Investors dumped Wirecard shares due to concerns about the company’s financial reporting and accounting practices. In June 2020, the Financial Times published a series of articles alleging that Wirecard had inflated its revenue and profits and had engaged in accounting fraud. Wirecard denied the allegations, but its shares dropped significantly in the wake of the reports. Additionally, Wirecard’s auditor, EY, found a 1.9 billion euro hole in the company’s accounts which also led to a drop in shares and a loss of investor confidence. Wirecard filed for insolvency in June 2020, which led to the company’s shares being delisted from the Frankfurt Stock Exchange.

Luckin Coffee

Reputational damage due to concerns about Luckin Coffee’s  financial reporting and accounting practices caused investors to dump Luckin Coffee shares.

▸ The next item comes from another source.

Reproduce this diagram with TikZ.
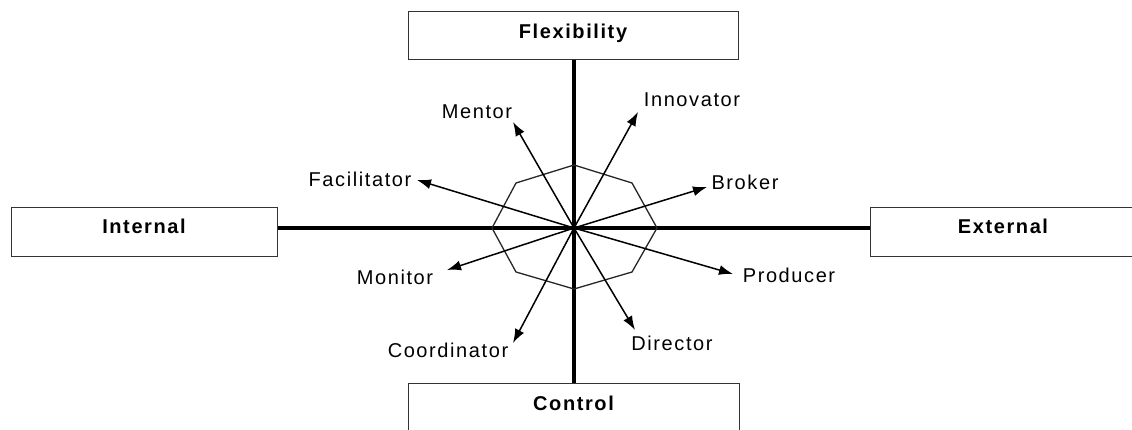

In April 2020, Luckin Coffee announced that an internal investigation had uncovered fabricated transactions worth around 2.2 billion RMB ($310 million) for the financial year 2019. The company’s shares dropped significantly following the announcement, and its chief executive officer, chairman and chief operating officer all resigned. Additionally, the company was delisted from Nasdaq in November 2020, as the company and its auditor were facing investigations by the U.S Securities and Exchange Commission (SEC) and the Public Company Accounting Oversight Board (PCAOB) over the scandal, which also led to loss of investor confidence.

Bottom line

Reputational damage happens when someone’s views about a company change due to the actions of other people. If you want to avoid damage to your reputation you need to make sure that you are doing all you can to keep it clean. This can be difficult in today’s world where social media posts, blog posts, and even business emails can be shared with the public. So the best way to avoid damage to your reputation is to make sure that you are communicating with your customers and clients openly and honestly.